A simple canvas to create an effective and aligned hypothesis for your creative work

A hypothesis has a very simple structure. It's an idea, taken from wild form, and domesticated into accountability. It's an idea with its possible consequences. In a way, while ideas are dreams, hypotheses are plans. But in order to be effective for a business — that is, to save resources, accelerate goals and affect customer behaviors — it needs to include a few elements that are not part of the "scientific hypothesis". These elements, included here, will save you time and ensure your design task will yield a business-oriented result. It doesn't matter if you are designing a new app idea, a change on your website, or a new business-to-business solution. This structure helps you to ensure you are keeping up with design thinking, and keeping your project human-centric, business-oriented and data-friendly.


Your target

When starting with your target audience, my usual hunch is to start with your best paying customers (if you deal with an existing customer base).

Why? Because you have reliable data on their behavior, and you will have solid knowledge of the best part of your current state. If you want to build the next level, start from the existing ground.

Some designers like to start with a blank page. I think that is crazy. No business contacts a consultant with zero knowledge of to whom they will take the next step. Previous knowledge, however, should not be a legacy weight, but historical data for analysis.

If you really want to target a totally new audience, spend time researching their online search behavior. Make traffic tests to new ideas and only then setup interviews, preferably with the ones who clicked your traffic test ads!

But either way, start with a delimited audience — and be prepared to shift the target (or your product, or your message, or your channel) if they are not interested in what you offer!


If it works, what happens?

Could this question be simpler? Hardly.

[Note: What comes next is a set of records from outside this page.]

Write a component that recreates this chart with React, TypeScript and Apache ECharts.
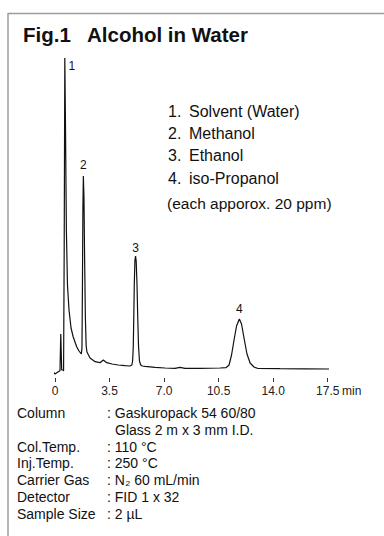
import React, { useEffect, useRef } from "react";
import * as echarts from "echarts";

// Chromatogram trace (time in min, detector signal in arbitrary units)
const times = [
  -0.11, 0.0, 0.21, 0.32, 0.37, 0.43, 0.53, 0.55, 0.59, 0.63, 0.67, 0.73, 0.8, 0.9, 1.03, 1.17, 1.39, 1.54,
  1.69, 1.73, 1.76, 1.79, 1.82, 1.86, 1.9, 1.95, 2.0, 2.05, 2.25, 2.57, 2.89, 3.1, 3.32, 3.66, 4.06, 4.49, 4.81,
  4.93, 4.98, 5.02, 5.05, 5.09, 5.13, 5.17, 5.21, 5.26, 5.31, 5.36, 5.42, 5.5, 5.6, 5.78, 6.42, 7.06, 7.7, 8.02,
  8.34, 9.31, 10.59, 10.97, 11.17, 11.33, 11.49, 11.65, 11.83, 11.97, 12.13, 12.32, 12.52, 12.77, 13.03, 14.44,
  16.05, 17.6,
];
const signal = [
  6.3, 4, 6.3, 7.3, 44, 8, 8, 7, 128, 320, 258, 148, 93, 68, 50, 41, 31.3, 27,
  24, 30, 90, 170, 202, 180, 120, 60, 32, 26, 20, 16.3, 15.3, 18, 15.3, 14, 13, 12.3, 12,
  13, 17, 30, 55, 95, 118, 122, 117, 95, 60, 32, 17, 13, 12, 11.7, 10.7, 10, 9.7, 10.7,
  9.7, 9.7, 10, 10.3, 13, 23, 38, 52, 59, 54, 40, 24, 15, 11, 9.5, 9.3,
  9.2, 9,
];

// Peak annotations
const peakLabels = ["1", "2", "3", "4"];
const peakTimes = [0.63, 1.82, 5.17, 11.83];
const peakHeights = [320, 202, 122, 59];

// Legend of compounds
const compounds = ["Solvent (Water)", "Methanol", "Ethanol", "iso-Propanol"];
const noteText = "(each apporox. 20 ppm)";

// Conditions
const condLabels = ["Column", "", "Col.Temp.", "Inj.Temp.", "Carrier Gas", "Detector", "Sample Size"];
const condValues = [
  ": Gaskuropack 54 60/80",
  "Glass 2 m x 3 mm I.D.",
  ": 110 °C",
  ": 250 °C",
  ": N₂ 60 mL/min",
  ": FID 1 x 32",
  ": 2 µL",
];

const FONT = "'Liberation Sans', Arial, Helvetica, sans-serif";

export default function App() {
  const ref = useRef<HTMLDivElement>(null);
  useEffect(() => {
    if (!ref.current) return;
    const chart = echarts.init(ref.current, null, { renderer: "svg" });
    const labelOffsets = [
      [7, 14],
      [0, -5],
      [0, -2],
      [0, -4],
    ];
    const graphics: any[] = [
      { type: "line", shape: { x1: 8, y1: 13.5, x2: 384, y2: 13.5 }, style: { stroke: "#9c9c9c", lineWidth: 1.5 } },
      { type: "line", shape: { x1: 8, y1: 13, x2: 8, y2: 536 }, style: { stroke: "#9c9c9c", lineWidth: 1.5 } },
      {
        type: "text",
        x: 23,
        y: 34.5,
        style: { text: "Fig.1", fontFamily: FONT, fontSize: 20.5, fontWeight: "bold", fill: "#111", verticalAlign: "middle" },
      },
      {
        type: "text",
        x: 87,
        y: 34.5,
        style: { text: "Alcohol in Water", fontFamily: FONT, fontSize: 20.5, fontWeight: "bold", fill: "#111", verticalAlign: "middle" },
      },
      {
        type: "text",
        x: 342,
        y: 391,
        style: { text: "min", fontFamily: FONT, fontSize: 12, fill: "#222", verticalAlign: "middle" },
      },
    ];
    compounds.forEach((c, i) => {
      const y = 111 + i * 22.4;
      graphics.push({
        type: "text",
        x: 168,
        y,
        style: { text: `${i + 1}.`, fontFamily: FONT, fontSize: 16, fill: "#111", verticalAlign: "middle" },
      });
      graphics.push({
        type: "text",
        x: 189,
        y,
        style: { text: c, fontFamily: FONT, fontSize: 16, fill: "#111", verticalAlign: "middle" },
      });
    });
    graphics.push({
      type: "text",
      x: 167,
      y: 203,
      style: { text: noteText, fontFamily: FONT, fontSize: 15.5, fill: "#111", verticalAlign: "middle" },
    });
    condLabels.forEach((l, i) => {
      const y = 413 + i * 16.8;
      if (l) {
        graphics.push({
          type: "text",
          x: 17,
          y,
          style: { text: l, fontFamily: FONT, fontSize: 14, fill: "#111", verticalAlign: "middle" },
        });
      }
      graphics.push({
        type: "text",
        x: l ? 107 : 115,
        y,
        style: { text: condValues[i], fontFamily: FONT, fontSize: 14, fill: "#111", verticalAlign: "middle" },
      });
    });

    chart.setOption({
      animation: false,
      backgroundColor: "#fff",
      grid: { left: 55, width: 272.7, top: 58, height: 320 },
      xAxis: {
        type: "value",
        min: 0,
        max: 17.5,
        interval: 3.5,
        axisLine: { show: false },
        axisTick: { show: true, length: 4, lineStyle: { color: "#333", width: 1 } },
        splitLine: { show: false },
        axisLabel: {
          margin: 7,
          fontFamily: FONT,
          fontSize: 12,
          color: "#222",
          formatter: (v: number) => (v === 0 ? "0" : v.toFixed(1)),
        },
      },
      yAxis: { type: "value", min: 0, max: 320, show: false },
      series: [
        {
          type: "line",
          data: times.map((t, i) => [t, signal[i]]),
          showSymbol: false,
          clip: false,
          silent: true,
          lineStyle: { color: "#111", width: 1.2 },
          markPoint: {
            silent: true,
            symbol: "circle",
            symbolSize: 0.1,
            itemStyle: { color: "#111", opacity: 1 },
            label: {
              show: true,
              position: "top",
              distance: 0,
              fontFamily: FONT,
              fontSize: 12,
              color: "#111",
              opacity: 1,
            },
            data: peakTimes.map((t, i) => ({
              coord: [t, peakHeights[i]],
              value: peakLabels[i],
              label: { offset: labelOffsets[i], formatter: peakLabels[i] },
            })),
          },
        },
      ],
      graphic: graphics,
    });
    return () => chart.dispose();
  }, []);
  return <div ref={ref} style={{ position: "fixed", left: 0, top: 0, width: 384, height: 536 }} />;
}
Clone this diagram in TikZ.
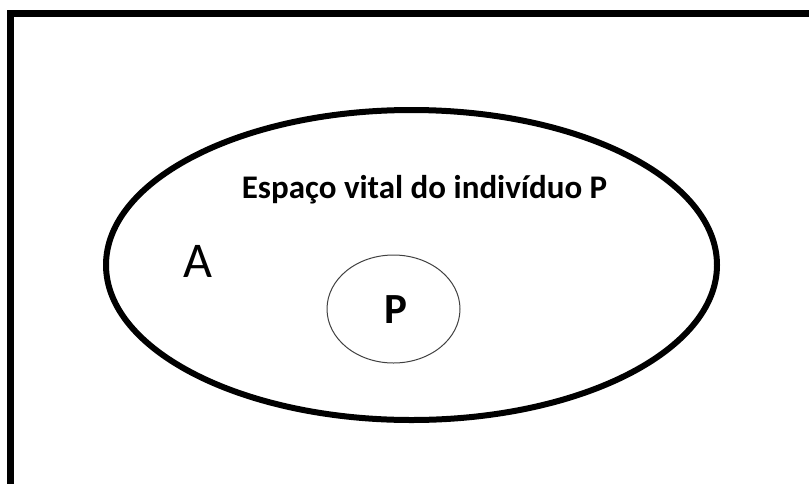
\documentclass[tikz,border=0pt]{standalone}
\usepackage{fontspec}
\setmainfont{Carlito}
\begin{document}
\begin{tikzpicture}[x=1pt,y=-1pt,
  frameline/.style={line width=7pt,line cap=rect},
  bigoval/.style={draw,ellipse,line width=6pt},
  txt/.style={inner sep=0pt,anchor=base}]
\useasboundingbox (0,0) rectangle (809,483);
\coordinate (tr) at (812,13.5);
\coordinate (tl) at (10.5,13.5);
\coordinate (bl) at (10.5,490);
\draw[frameline] (tr) -- (tl) -- (bl);
\draw[line width=6pt] (411.5,265) ellipse [x radius=305.5, y radius=155];
\draw[line width=1pt, black!75] (393.5,309) ellipse [x radius=66.5, y radius=54];
\node[txt,font=\bfseries\fontsize{33}{36}\selectfont] (title) at (424.5,198) {Espaço vital do indivíduo P};
\node[txt,font=\fontsize{50}{54}\selectfont] (a) at (198,277) {A};
\node[txt,font=\bfseries\fontsize{43}{46}\selectfont] (p) at (396,323) {P};
\end{tikzpicture}
\end{document}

So give also a simple answer.

This helps the work to be precise and measurable.

Instead of "IF we make our site more appealing", state "IF we change our website to a one-pager booking system".

It's objective and goes straight to business objectives and goals (learn the difference between these two here).

And instead of dealing with long processes of "best scenarios", "worst case scenarios", use the structure of the hypothesis to plan and prepare for outcomes.


Use this common sensical question to answer clearly and unmistakably: what does my customer get out of it?

If the benefit is unclear or hard to measure, you may come to the conclusion that it is NOT a problem worth solving.

Go back to your business analytics (number of customers affected, probability it will affect business) and rethink.


Possible outcomes

Lastly, benefit from scientific rigor to plan a null hypothesis, that is, if everything fails, what happens?

You will be able to start thinking of the worst case scenarios, and adapt your solution to avoid them. It will also help you to plan new experiments in case your null hypothesis prevails.

State also your desirable outcome (the alternative hypothesis): what if it works? You will be able to prepare clearly on accounting the outcomes, and improve the solution even if it works.


Set timelines and deadlines

Establish properly the time of your experiment to begin and to end. You may want to have enough time and subjects tested in order to reach statistical relevance. In business, however, decision are also made with most-likely-to-work solutions. Either way, manage expectations by setting the schedule for your hypothesis to be tested. Be generous. It should take the time it takes.